United States Coast Survey [Public domain] via Wikimedia Commons
The spatiotemporal distributions of major phytoplankton taxa were quantified to estimate the relative contribution of different microalgal groups to biomass and bloom dynamics in the eutrophic Neuse River Estuary, North Carolina, USA. Biweekly water samples and ambient physical and chemical data were examined at sites along a salinity gradient from January 1994 through December 1996. Chemosystematic photopigments (chlorophylls and carotenoids) were identified and quantified using high-performance liquid chromatography (HPLC).
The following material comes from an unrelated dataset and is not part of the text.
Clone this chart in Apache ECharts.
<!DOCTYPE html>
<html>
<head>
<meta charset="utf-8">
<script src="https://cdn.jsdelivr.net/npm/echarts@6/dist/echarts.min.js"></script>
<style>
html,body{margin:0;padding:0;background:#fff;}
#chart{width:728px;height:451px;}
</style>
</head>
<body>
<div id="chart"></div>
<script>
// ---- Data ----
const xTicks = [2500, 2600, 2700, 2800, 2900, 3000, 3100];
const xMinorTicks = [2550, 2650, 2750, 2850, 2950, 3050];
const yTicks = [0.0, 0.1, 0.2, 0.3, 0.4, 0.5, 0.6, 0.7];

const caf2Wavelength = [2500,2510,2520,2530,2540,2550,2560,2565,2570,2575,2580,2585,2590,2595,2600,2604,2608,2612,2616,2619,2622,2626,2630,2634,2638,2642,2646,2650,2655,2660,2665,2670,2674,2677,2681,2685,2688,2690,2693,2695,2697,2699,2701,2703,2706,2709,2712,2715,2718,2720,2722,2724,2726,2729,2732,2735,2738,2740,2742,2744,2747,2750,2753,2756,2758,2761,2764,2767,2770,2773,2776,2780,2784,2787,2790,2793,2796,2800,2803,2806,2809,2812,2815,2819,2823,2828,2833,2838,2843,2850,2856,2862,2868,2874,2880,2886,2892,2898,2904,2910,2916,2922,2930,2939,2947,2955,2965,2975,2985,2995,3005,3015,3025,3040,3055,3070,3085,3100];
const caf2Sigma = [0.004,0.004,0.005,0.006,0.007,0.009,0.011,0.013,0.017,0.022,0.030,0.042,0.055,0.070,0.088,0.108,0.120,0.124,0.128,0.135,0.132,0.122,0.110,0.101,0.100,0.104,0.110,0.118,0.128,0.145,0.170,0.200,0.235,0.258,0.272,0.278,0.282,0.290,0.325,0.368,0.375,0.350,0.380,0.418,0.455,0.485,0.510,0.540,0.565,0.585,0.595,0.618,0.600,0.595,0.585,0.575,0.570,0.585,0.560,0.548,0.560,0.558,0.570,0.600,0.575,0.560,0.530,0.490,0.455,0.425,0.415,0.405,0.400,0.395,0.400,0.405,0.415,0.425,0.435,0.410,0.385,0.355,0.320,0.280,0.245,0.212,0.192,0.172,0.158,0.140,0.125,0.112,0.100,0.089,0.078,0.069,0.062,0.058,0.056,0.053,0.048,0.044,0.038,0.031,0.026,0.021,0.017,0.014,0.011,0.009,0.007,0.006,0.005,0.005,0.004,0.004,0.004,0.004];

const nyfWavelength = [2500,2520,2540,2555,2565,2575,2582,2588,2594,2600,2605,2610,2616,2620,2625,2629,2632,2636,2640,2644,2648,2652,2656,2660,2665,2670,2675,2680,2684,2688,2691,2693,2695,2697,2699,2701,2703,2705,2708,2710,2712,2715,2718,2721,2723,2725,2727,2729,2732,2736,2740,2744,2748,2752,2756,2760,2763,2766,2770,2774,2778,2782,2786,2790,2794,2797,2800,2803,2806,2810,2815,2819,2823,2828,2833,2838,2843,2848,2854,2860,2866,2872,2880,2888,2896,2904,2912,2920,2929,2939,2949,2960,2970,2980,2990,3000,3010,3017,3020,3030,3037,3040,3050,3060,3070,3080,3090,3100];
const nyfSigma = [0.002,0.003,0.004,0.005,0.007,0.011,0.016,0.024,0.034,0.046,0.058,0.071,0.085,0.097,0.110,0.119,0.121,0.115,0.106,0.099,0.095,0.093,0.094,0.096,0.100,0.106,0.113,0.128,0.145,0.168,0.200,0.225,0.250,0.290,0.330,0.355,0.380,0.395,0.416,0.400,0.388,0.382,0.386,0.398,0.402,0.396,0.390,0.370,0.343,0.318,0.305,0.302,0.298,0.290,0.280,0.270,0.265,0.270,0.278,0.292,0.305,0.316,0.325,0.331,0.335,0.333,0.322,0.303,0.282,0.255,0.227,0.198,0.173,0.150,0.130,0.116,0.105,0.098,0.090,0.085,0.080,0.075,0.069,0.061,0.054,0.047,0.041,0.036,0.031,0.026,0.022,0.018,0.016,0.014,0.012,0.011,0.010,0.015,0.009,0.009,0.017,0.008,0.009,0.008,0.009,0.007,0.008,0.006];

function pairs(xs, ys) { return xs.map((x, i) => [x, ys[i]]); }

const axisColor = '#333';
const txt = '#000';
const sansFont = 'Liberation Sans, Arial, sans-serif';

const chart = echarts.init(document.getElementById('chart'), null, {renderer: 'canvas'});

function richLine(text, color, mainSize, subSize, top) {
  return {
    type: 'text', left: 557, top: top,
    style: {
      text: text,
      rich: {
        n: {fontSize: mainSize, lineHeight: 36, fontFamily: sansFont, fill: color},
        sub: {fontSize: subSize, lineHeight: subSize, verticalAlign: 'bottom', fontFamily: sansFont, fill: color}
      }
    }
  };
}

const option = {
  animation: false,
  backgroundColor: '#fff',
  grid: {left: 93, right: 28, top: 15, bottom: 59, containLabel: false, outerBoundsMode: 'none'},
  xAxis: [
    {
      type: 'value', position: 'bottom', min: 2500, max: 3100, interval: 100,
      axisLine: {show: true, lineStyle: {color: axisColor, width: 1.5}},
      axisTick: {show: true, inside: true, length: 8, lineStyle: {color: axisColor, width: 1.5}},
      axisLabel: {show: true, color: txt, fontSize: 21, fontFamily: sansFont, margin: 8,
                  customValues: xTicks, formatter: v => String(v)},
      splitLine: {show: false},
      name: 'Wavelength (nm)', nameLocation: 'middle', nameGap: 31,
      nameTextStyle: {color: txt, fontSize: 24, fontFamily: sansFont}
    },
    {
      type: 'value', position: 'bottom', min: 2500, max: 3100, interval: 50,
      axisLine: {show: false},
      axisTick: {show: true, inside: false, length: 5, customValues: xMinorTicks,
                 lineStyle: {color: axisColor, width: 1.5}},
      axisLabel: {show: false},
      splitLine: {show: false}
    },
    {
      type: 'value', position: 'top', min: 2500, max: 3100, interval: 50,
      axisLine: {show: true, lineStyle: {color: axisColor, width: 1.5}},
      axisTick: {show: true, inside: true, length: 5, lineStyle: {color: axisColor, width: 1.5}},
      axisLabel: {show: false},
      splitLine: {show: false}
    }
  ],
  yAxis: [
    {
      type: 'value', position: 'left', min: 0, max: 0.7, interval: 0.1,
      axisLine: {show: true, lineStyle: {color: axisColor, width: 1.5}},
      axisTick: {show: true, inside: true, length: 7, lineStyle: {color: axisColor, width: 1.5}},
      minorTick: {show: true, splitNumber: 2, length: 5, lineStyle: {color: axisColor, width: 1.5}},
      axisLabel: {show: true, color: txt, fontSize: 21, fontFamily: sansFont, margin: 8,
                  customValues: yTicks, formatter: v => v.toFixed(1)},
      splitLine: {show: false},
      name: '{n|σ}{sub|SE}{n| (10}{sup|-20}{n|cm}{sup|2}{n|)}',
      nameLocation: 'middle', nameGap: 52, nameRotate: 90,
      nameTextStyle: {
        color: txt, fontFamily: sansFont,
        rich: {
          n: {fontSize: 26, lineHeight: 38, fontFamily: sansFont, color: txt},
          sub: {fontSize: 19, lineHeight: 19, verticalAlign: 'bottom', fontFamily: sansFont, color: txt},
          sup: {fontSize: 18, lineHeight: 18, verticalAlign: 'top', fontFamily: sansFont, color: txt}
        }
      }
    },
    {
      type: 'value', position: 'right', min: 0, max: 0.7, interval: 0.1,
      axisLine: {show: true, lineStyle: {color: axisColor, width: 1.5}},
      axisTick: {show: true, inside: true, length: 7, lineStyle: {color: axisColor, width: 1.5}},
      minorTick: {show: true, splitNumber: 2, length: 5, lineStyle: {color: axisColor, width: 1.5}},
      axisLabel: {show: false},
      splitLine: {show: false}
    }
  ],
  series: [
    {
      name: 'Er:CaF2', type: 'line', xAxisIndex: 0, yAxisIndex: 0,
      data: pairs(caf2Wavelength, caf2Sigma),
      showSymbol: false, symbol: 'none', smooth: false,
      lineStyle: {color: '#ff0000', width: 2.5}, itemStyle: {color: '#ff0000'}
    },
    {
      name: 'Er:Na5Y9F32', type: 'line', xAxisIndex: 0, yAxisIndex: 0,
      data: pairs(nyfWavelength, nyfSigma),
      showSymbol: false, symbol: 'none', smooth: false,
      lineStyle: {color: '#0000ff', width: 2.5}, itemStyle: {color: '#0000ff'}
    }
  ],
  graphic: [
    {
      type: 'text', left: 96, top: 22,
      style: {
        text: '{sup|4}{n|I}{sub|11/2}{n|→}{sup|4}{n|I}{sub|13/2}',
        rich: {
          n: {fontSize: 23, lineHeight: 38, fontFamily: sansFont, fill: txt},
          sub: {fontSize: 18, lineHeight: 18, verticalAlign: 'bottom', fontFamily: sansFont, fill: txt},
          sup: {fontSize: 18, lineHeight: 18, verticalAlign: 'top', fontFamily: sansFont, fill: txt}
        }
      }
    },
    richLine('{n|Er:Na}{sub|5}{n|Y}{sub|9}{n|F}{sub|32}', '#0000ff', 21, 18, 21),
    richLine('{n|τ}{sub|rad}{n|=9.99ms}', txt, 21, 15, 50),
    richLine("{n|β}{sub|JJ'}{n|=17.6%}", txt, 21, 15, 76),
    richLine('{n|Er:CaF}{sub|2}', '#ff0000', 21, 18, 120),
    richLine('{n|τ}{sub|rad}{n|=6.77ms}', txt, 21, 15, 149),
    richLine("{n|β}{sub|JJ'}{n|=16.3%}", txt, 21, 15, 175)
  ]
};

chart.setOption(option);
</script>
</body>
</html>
A recently-developed factor-analysis procedure (CHEMTAX) was used to partition the algal group-specific chlorophyll a (chl a) concentrations based on photopigment concentrations. Results were spatially and temporally integrated to determine the ecosystem-level dynamics of phytoplankton community constituents. Seasonal patterns of phytoplankton community-composition changes were observed over the 3 yr. Dinoflagellates reached maximum abundance in the late winter to early spring (January to March), followed by a spring diatom bloom (May to July). Cyanobacteria were more prevalent during summer months and made a large contribution to phytoplankton biomass, possibly in response to nutrient-enriched freshwater discharge. Cryptomonad blooms were not associated with a particular season, and varied from year to year. Chlorophyte abundance was low, but occasional blooms occurred during spring and summer. Over the 3 yr period, the total contribution of each algal group, in terms of chl a, was evenly balanced, with each contributing nearly 20% of the total chl a. Cryptomonad, chlorophyte, and cyanobacterial dynamics did not exhibit regular seasonal bloom patterns. High dissolved inorganic-nitrogen loading during the summer months promoted major blooms of cryptomonads, chlorophytes, and cyanobacteria.
Pinckney, J.L., Paerl, H.W., Harrington, M.B. & Howe, K.E. Annual cycles of phytoplankton community-structure and bloom dynamics in the Neuse River Estuary, North Carolina. Mar. Biol. 131, 371-381 (1998).